A solution is made by adding 4.0 grams of NaOH, which has a molar mass of 40 grams per mole, to enough water to make 1.0 liter of solution. What is the approximate pH of the resulting solution?
We’ve been tasked with finding the pH of a solution, which is defined as the negative log of the concentration of hydronium, or H₃O⁺ ions. When we make our solution, as described in the problem, the NaOH will dissolve and form Na ions and OH ions. Because the sodium hydroxide will form a OH⁻, or hydroxide ions, in water, that makes sodium hydroxide a base.
If we remember our pH scale, a pH of seven is a neutral solution, and anything above that is basic, while anything below that is acidic. Since we know that our solution of sodium hydroxide is a base, it will have a pH that’s greater than seven. So, we know answer choices A, B, and C are incorrect without even having to do any calculations. But we still want to calculate the pH of our solution.

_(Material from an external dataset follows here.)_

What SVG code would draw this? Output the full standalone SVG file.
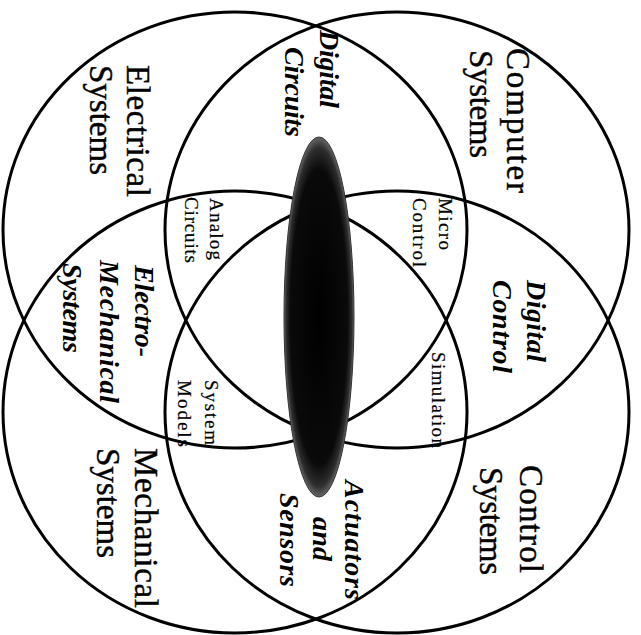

And to do that, we’ll need the concentration of hydronium, which is not something that we’re given in the problem. To find the concentration of hydronium, we’ll make use of the fact that in all aqueous solutions, water can react with itself in a process known as autoionization, or self-ionization. In this equilibrium reaction, water reacts with itself to form hydronium ions and hydroxide ions.
The equilibrium expression for this reaction is the concentration of hydronium times the concentration of hydroxide. The equilibrium constant for this reaction, 𝐾 𝑤, is equal to one times 10 to the minus 14 at 25 degrees Celsius. We can use this expression to solve for the concentration of hydronium, and then we’ll be able to get the pH.
Since the 𝐾 𝑤 is a constant, the only thing we need before we can solve for the concentration of hydronium is the concentration of hydroxide. So, let’s first solve for the concentration of our sodium hydroxide solution, which the problem said was made with four grams of sodium hydroxide in one liter of solution. Just a reminder, that concentration is given in units of molarity, which is defined as moles per liter.
We made our solution with four grams of NaOH. And to find the concentration, we’re going to need to convert this to moles, which we can do by dividing by the molar mass of NaOH. This puts us in moles of NaOH. So, to find the concentration of NaOH, we just need to divide by the one liter of solution. This gives us a concentration of 0.1 molar.
If you wanted to, you could do this calculation in two steps. In the first step, you would get the amount of NaOH in moles by dividing the mass by the molar mass. This would’ve given you 0.1 moles of NaOH, which you would then divide by one liter to get the concentration. Either way, you get the same answer.
Now, we want to find the concentration of the hydroxide ion in our solution. Since according to our balanced chemical equation, there is one mole of sodium hydroxide for every one mole of hydroxide ions, the concentration that we calculated is also the concentration of the hydroxide ion in our solution. Now, we can solve for the concentration of hydronium. We can create an expression for the concentration of hydronium from our equilibrium expression from the autoionization of water by dividing both sides by the concentration of hydroxide.
The 𝐾 𝑤 for water is one times 10 to the minus 14. And the concentration of the hydroxide ion that we just calculated is 0.1. If you want to make the math a little bit easier to do in your head, you can convert the concentration of hydroxide into scientific notation, which is one times 10 to the minus one. If you have two numbers that are exponents that have the same base that you want to divide, you can simply subtract the numbers in the exponents.
In this case, we have a 10 to the minus 14 and a 10 to the minus one. So, the concentration of hydronium is one times 10 to the minus 13 cause [minus] 14 minus a minus one is minus 13. Now, we can find the pH of our solution by taking the negative log of the concentration that we just calculated. To make this math easier to do in our heads, let’s take a minute to think about how logs work.
Logs, unless specified otherwise, are base 10. So, they effectively undo exponents that are 10 to the power of something. So, this log would cancel out the power of 10, leaving behind what was in the exponent, which is a negative 13. And a negative times negative 13 is just 13, which matches answer choice D. So, our NaOH solution has a pH of 13.